Interview with Nadia Casamassima and Andrea Santantonio – Theatre Company IAC (Centro Arti Integrate).
Realized by Alessandra Colombo – project manager (Materahub) 

Impara l’arte e mettila da parte … (en. Learn the art and put it aside) says an old Italian adage; a way of saying that invites people to treasure everything that is transmitted and taught to us, because sooner or later in life every teaching can be useful.

Yet this motto generates an important question: can art be “learned”?

To be an artist – we hear – it takes talent, that leap, that genius that make the difference. And yet this is not always the case: genius, the leap can lead to success, to fame for an artist, but to be such it is enough to practice the art and make that art the reason for one’s life. Our vocation – say many coaches or mentors – lies where we are truly happy. It is to be crafts of art, painstaking and constant builders of our own passion, whatever it may be.

This reflection led me to ask some questions to friends and artists of the Materahub network, to understand how to approach the “artistic and craftwork” of the theatre director. Because talent without practice, like practice without passion, can do little stuff.

Andrea and Nadia are a young couple of actors/theatrical directors. They have their own theatre company and school, the IAC (Centro Arti Integrate), and they agreed to answer our curious questions.

First of all, I would like to thank you for your willingness and for your testimony of passion for an art that, in a time like this, is suffering enormously because of the restrictions caused by the pandemic. My first question is, of course: Can you learn art?

A: First you have to learn about yourself and what your art is. It takes passion and discipline. Methodical procedures, hard work and someone who has the patience to teach. You can work together to transfer a method and enhance talent.

How does one become a theatre director today?

N: Good question! First of all with time. The direction, the theatrical direction, is something you get after seeing so many shows, after practising theatres, after meeting hundreds of people, after reading and writing a lot. Then, after all, it comes the moment to make mistakes all the time, to search for a form of which you are never fully satisfied.

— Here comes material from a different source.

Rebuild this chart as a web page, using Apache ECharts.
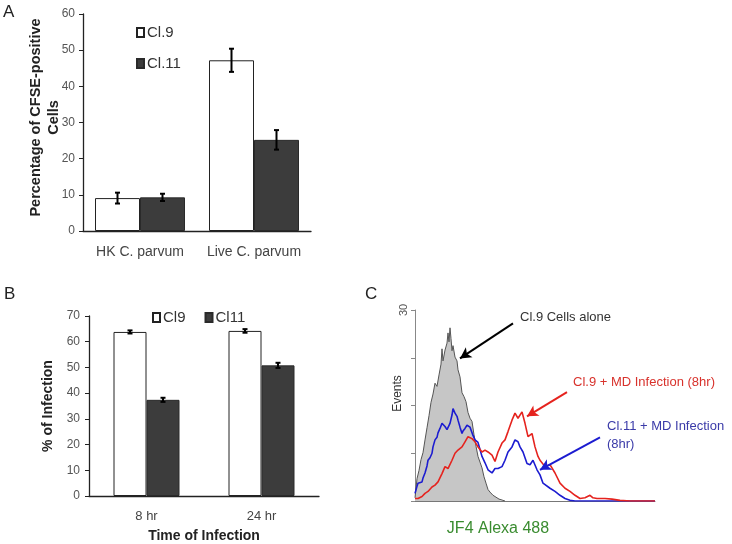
<!DOCTYPE html>
<html><head><meta charset="utf-8">
<script src="https://cdn.jsdelivr.net/npm/echarts@6/dist/echarts.min.js"></script>
<style>html,body{margin:0;padding:0;background:#fff}#c{width:732px;height:544px}</style>
</head><body><div id="c"></div>
<script>
// ---- Panel A data ----
const catsA = ['HK C. parvum', 'Live C. parvum'];
const cl9A = [9.1, 47.2];
const cl9AErr = [1.5, 3.2];
const cl11A = [9.3, 25.2];
const cl11AErr = [1.0, 2.7];
// ---- Panel B data ----
const catsB = ['8 hr', '24 hr'];
const cl9B = [63.8, 64.2];
const cl9BErr = [0.6, 0.7];
const cl11B = [37.4, 50.8];
const cl11BErr = [0.8, 1.0];
// ---- Panel C histograms [channel, events] ----
const histAlone = [[0,0.5],[2,3.5],[4,4.8],[6,6.5],[8,7.6],[10,9.6],[12,11.5],[14,13.4],[16,15.5],[18,16.8],[20,18.5],[22,18.0],[24,19.8],[26,21.5],[27,23.9],[28,22.0],[30,23.7],[32,24.8],[33,26.4],[34,25.0],[35,27.2],[36,25.5],[37,23.6],[38,24.4],[40,22.6],[42,22.0],[43,20.6],[45,19.5],[47,17.0],[49,16.4],[51,15.6],[53,13.9],[55,13.0],[57,12.5],[59,10.4],[61,8.6],[63,7.0],[65,6.1],[67,5.2],[69,3.8],[71,2.8],[73,1.8],[75,1.4],[78,0.9],[81,0.6],[84,0.3],[88,0.1],[90,0]];
const histCl11MD = [[0,1.2],[2,2.3],[3,2.8],[5,2.6],[7,3.0],[8,3.6],[10,4.4],[12,5.5],[13,6.4],[15,6.8],[17,7.5],[18,8.5],[20,9.6],[22,10.0],[23,10.7],[25,11.4],[27,12.2],[28,12.0],[30,11.7],[32,11.2],[33,10.9],[35,12.2],[37,13.5],[38,14.5],[40,13.8],[42,13.3],[43,12.7],[45,11.6],[47,10.6],[48,11.0],[50,11.4],[52,11.9],[53,12.2],[55,11.6],[57,11.4],[58,10.3],[60,9.6],[62,9.8],[63,9.2],[67,7.0],[70,6.0],[73,4.9],[77,4.4],[80,5.1],[83,5.1],[87,5.4],[90,6.4],[93,7.7],[97,8.5],[100,9.6],[102,9.8],[103,9.3],[105,8.5],[108,7.7],[112,5.9],[115,5.7],[118,6.4],[122,4.9],[125,4.1],[128,2.8],[130,2.5],[135,2.0],[140,1.5],[145,0.9],[150,0.4],[155,0.1],[160,0],[240,0]];
const histCl9MD = [[0,0.4],[3,0.4],[7,0.7],[10,1.2],[13,1.5],[17,2.2],[20,2.5],[23,3.0],[27,4.3],[30,5.4],[33,5.1],[37,6.4],[40,7.5],[43,8.0],[47,8.5],[50,9.3],[53,10.1],[57,9.8],[60,9.3],[63,8.5],[67,7.7],[70,8.0],[73,7.7],[77,7.2],[80,6.2],[83,7.7],[87,9.1],[90,9.6],[93,10.9],[97,12.7],[100,13.8],[103,13.0],[107,14.0],[110,12.2],[113,10.1],[117,10.6],[120,8.5],[123,7.0],[125,6.4],[127,6.2],[130,5.4],[135,5.7],[140,4.4],[145,2.8],[150,2.0],[155,1.5],[160,0.9],[165,0.4],[170,0.5],[175,0.9],[178,0.5],[182,0.4],[190,0.4],[197,0.3],[205,0.1],[215,0],[240,0]];
// annotation arrows [from, to] in data units
const arrowAlone = [[98, 27.9], [45, 22.4]];
const arrowCl9 = [[152, 17.1], [112, 13.3]];
const arrowCl11 = [[185, 10.0], [125, 4.9]];

const FONT = 'Arial, "Liberation Sans", sans-serif';
const BW_A = 45, BW_B = 33;

function errRender(offset, cap) {
  return function (params, api) {
    const c = api.coord([api.value(0), api.value(1)]);
    const hi = api.coord([api.value(0), api.value(1) + api.value(2)]);
    const lo = api.coord([api.value(0), api.value(1) - api.value(2)]);
    const x = c[0] + offset;
    const st = { stroke: '#000', lineWidth: 2 };
    return { type: 'group', children: [
      { type: 'line', shape: { x1: x, y1: hi[1], x2: x, y2: lo[1] }, style: st },
      { type: 'line', shape: { x1: x - cap, y1: hi[1], x2: x + cap, y2: hi[1] }, style: st },
      { type: 'line', shape: { x1: x - cap, y1: lo[1], x2: x + cap, y2: lo[1] }, style: st }
    ]};
  };
}
const errData = (vals, errs) => vals.map((v, i) => [i, v, errs[i]]);
function arrow(pts, color) {
  return {
    silent: true, symbol: ['none', 'arrow'], symbolSize: [9, 11], animation: false,
    label: { show: false }, lineStyle: { color: color, width: 2, type: 'solid' },
    emphasis: { disabled: true },
    data: [[{ coord: pts[0] }, { coord: pts[1] }]]
  };
}

const axisDark = { lineStyle: { color: '#222', width: 1.3 } };
const chart = echarts.init(document.getElementById('c'));
chart.setOption({
  animation: false,
  textStyle: { fontFamily: FONT },
  grid: [
    { left: 83, top: 14, width: 228, height: 217 },
    { left: 89, top: 316, width: 230, height: 181 },
    { left: 415, top: 310, width: 240, height: 191 }
  ],
  legend: [
    { data: ['Cl.9', 'Cl.11'], orient: 'vertical', left: 131, top: 20, icon: 'rect', itemWidth: 7, itemHeight: 9, itemGap: 16,
      textStyle: { fontSize: 15, color: '#333', fontFamily: FONT, padding: [0, 0, 0, -2] } },
    { data: ['Cl9', 'Cl11'], orient: 'horizontal', left: 147, top: 305, icon: 'rect', itemWidth: 7, itemHeight: 9, itemGap: 19,
      textStyle: { fontSize: 15, color: '#333', fontFamily: FONT, padding: [0, 0, 0, -2] } }
  ],
  xAxis: [
    { gridIndex: 0, type: 'category', data: catsA, axisLine: axisDark,
      axisTick: { length: 5, lineStyle: { color: '#222' } },
      axisLabel: { color: '#444', fontSize: 14, margin: 14, interval: 0, hideOverlap: false } },
    { gridIndex: 1, type: 'category', data: catsB, axisLine: axisDark,
      axisTick: { length: 5, lineStyle: { color: '#222' } },
      axisLabel: { color: '#444', fontSize: 13, margin: 14, interval: 0 },
      name: 'Time of Infection', nameLocation: 'middle', nameGap: 33, nameMoveOverlap: false,
      nameTextStyle: { fontWeight: 'bold', fontSize: 14, color: '#222' } },
    { gridIndex: 2, type: 'value', min: 0, max: 240, axisLine: { lineStyle: { color: '#777', width: 1 } },
      axisTick: { show: false }, axisLabel: { show: false }, splitLine: { show: false },
      name: 'JF4 Alexa 488', nameLocation: 'middle', nameGap: 20, nameMoveOverlap: false,
      nameTextStyle: { color: '#3a8c30', fontSize: 16, padding: [0, 74, 0, 0] } }
  ],
  yAxis: [
    { gridIndex: 0, type: 'value', min: 0, max: 60, interval: 10, splitLine: { show: false },
      axisLine: Object.assign({ show: true }, axisDark), axisTick: { show: true, length: 4, lineStyle: { color: '#222' } },
      axisLabel: { color: '#555', fontSize: 12, margin: 8 },
      name: 'Percentage of CFSE-positive\nCells', nameLocation: 'middle', nameGap: 20, nameMoveOverlap: false,
      nameTextStyle: { fontWeight: 'bold', fontSize: 14.5, color: '#222', lineHeight: 18, padding: [0, 0, 0, 10] } },
    { gridIndex: 1, type: 'value', min: 0, max: 70, interval: 10, splitLine: { show: false },
      axisLine: Object.assign({ show: true }, axisDark), axisTick: { show: true, length: 4, lineStyle: { color: '#222' } },
      axisLabel: { color: '#555', fontSize: 12, margin: 9 },
      name: '% of Infection', nameLocation: 'middle', nameGap: 34, nameMoveOverlap: false,
      nameTextStyle: { fontWeight: 'bold', fontSize: 14, color: '#222' } },
    { gridIndex: 2, type: 'value', min: 0, max: 30, interval: 7.5, splitLine: { show: false },
      axisLine: { show: true, lineStyle: { color: '#888', width: 1 } },
      axisTick: { show: true, length: 4, lineStyle: { color: '#888' } },
      axisLabel: { color: '#555', fontSize: 11, rotate: 90, margin: 6, formatter: v => (v === 30 ? '30' : '') },
      name: 'Events', nameLocation: 'middle', nameGap: 11, nameMoveOverlap: false,
      nameTextStyle: { fontSize: 12, color: '#333', padding: [0, 0, 0, 24] } }
  ],
  series: [
    { name: 'Cl.9', type: 'bar', xAxisIndex: 0, yAxisIndex: 0, data: cl9A, barWidth: BW_A, barGap: '0%',
      itemStyle: { color: '#fff', borderColor: '#222', borderWidth: 1 } },
    { name: 'Cl.11', type: 'bar', xAxisIndex: 0, yAxisIndex: 0, data: cl11A, barWidth: BW_A, barGap: '0%',
      itemStyle: { color: '#3c3c3c', borderColor: '#2a2a2a', borderWidth: 1 } },
    { type: 'custom', xAxisIndex: 0, yAxisIndex: 0, data: errData(cl9A, cl9AErr), renderItem: errRender(-BW_A / 2, 2.5), z: 5, silent: true },
    { type: 'custom', xAxisIndex: 0, yAxisIndex: 0, data: errData(cl11A, cl11AErr), renderItem: errRender(BW_A / 2, 2.5), z: 5, silent: true },
    { name: 'Cl9', type: 'bar', xAxisIndex: 1, yAxisIndex: 1, data: cl9B, barWidth: BW_B, barGap: '0%',
      itemStyle: { color: '#fff', borderColor: '#222', borderWidth: 1 } },
    { name: 'Cl11', type: 'bar', xAxisIndex: 1, yAxisIndex: 1, data: cl11B, barWidth: BW_B, barGap: '0%',
      itemStyle: { color: '#3c3c3c', borderColor: '#2a2a2a', borderWidth: 1 } },
    { type: 'custom', xAxisIndex: 1, yAxisIndex: 1, data: errData(cl9B, cl9BErr), renderItem: errRender(-BW_B / 2, 2.5), z: 5, silent: true },
    { type: 'custom', xAxisIndex: 1, yAxisIndex: 1, data: errData(cl11B, cl11BErr), renderItem: errRender(BW_B / 2, 2.5), z: 5, silent: true },
    { name: 'Cl.9 Cells alone', type: 'line', xAxisIndex: 2, yAxisIndex: 2, data: histAlone, showSymbol: false,
      lineStyle: { color: '#555', width: 1 }, areaStyle: { color: '#c6c6c6', opacity: 1 }, z: 2,
      markLine: arrow(arrowAlone, '#000') },
    { name: 'Cl.11 + MD Infection (8hr)', type: 'line', xAxisIndex: 2, yAxisIndex: 2, data: histCl11MD, showSymbol: false,
      lineStyle: { color: '#1c1cd0', width: 1.6 }, z: 3, markLine: arrow(arrowCl11, '#1c1cd0') },
    { name: 'Cl.9 + MD Infection (8hr)', type: 'line', xAxisIndex: 2, yAxisIndex: 2, data: histCl9MD, showSymbol: false,
      lineStyle: { color: '#e5231e', width: 1.6 }, z: 4, markLine: arrow(arrowCl9, '#e5231e') }
  ],
  graphic: [
    { type: 'text', left: 3, top: 4, style: { text: 'A', fontSize: 17, fill: '#222', fontFamily: FONT } },
    { type: 'text', left: 4, top: 286, style: { text: 'B', fontSize: 17, fill: '#222', fontFamily: FONT } },
    { type: 'text', left: 365, top: 286, style: { text: 'C', fontSize: 17, fill: '#222', fontFamily: FONT } },
    { type: 'text', left: 520, top: 311, style: { text: 'Cl.9 Cells alone', fontSize: 13, fill: '#333', fontFamily: FONT } },
    { type: 'text', left: 573, top: 376, style: { text: 'Cl.9 + MD Infection (8hr)', fontSize: 13, fill: '#d8322c', fontFamily: FONT } },
    { type: 'text', left: 607, top: 417, style: { text: 'Cl.11 + MD Infection\n(8hr)', fontSize: 13, lineHeight: 18, fill: '#3a3aa8', fontFamily: FONT } }
  ]
});
</script></body></html>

Is there a training process?

A: There are some academic ones, the director is not a role like an actor who can train himself infinitely, for the directors the ability to listen, to learn from the events of life is very important. Then you discover techniques, secrets and personal codes.

N: Yes, I agree. And I would add that, as in any craft, it is not enough to read books. It is fundamental to practice.

I understand that practice does this job more than anything else. So how important is a good apprenticeship to learn the “job” of theatre director?

N: You have to know how to learn, read and be curious, but I would say that apprenticeship in our field is very important. Being next to masters and teachers is fundamental, breathing theatre is necessary.

A: Apprenticeship is fundamental. An apprenticeship that looks at all the elements of theatre: from set design to interpretation, from dramaturgy to costumes, etc. … I have collaborated on several occasions with directors as an auditor and, at first, as an actor. From these acquaintances, I have learned what a director is and should not be.

What do you feel like suggesting to those who want to start the job of “director”? How could you help them?

A: Would suggest starting looking for places or contexts where a “process related to the theatre” happens. I could help to open and start these processes and also show how an idea – a text – is translated into a direction.

N: I could teach him some techniques, but these alone would not be enough. The truth is that you learn by doing in our trade. Of course, I would invite the young person to be very careful, curious, to see what is behind things and situations, to look at the details and ask many, many questions.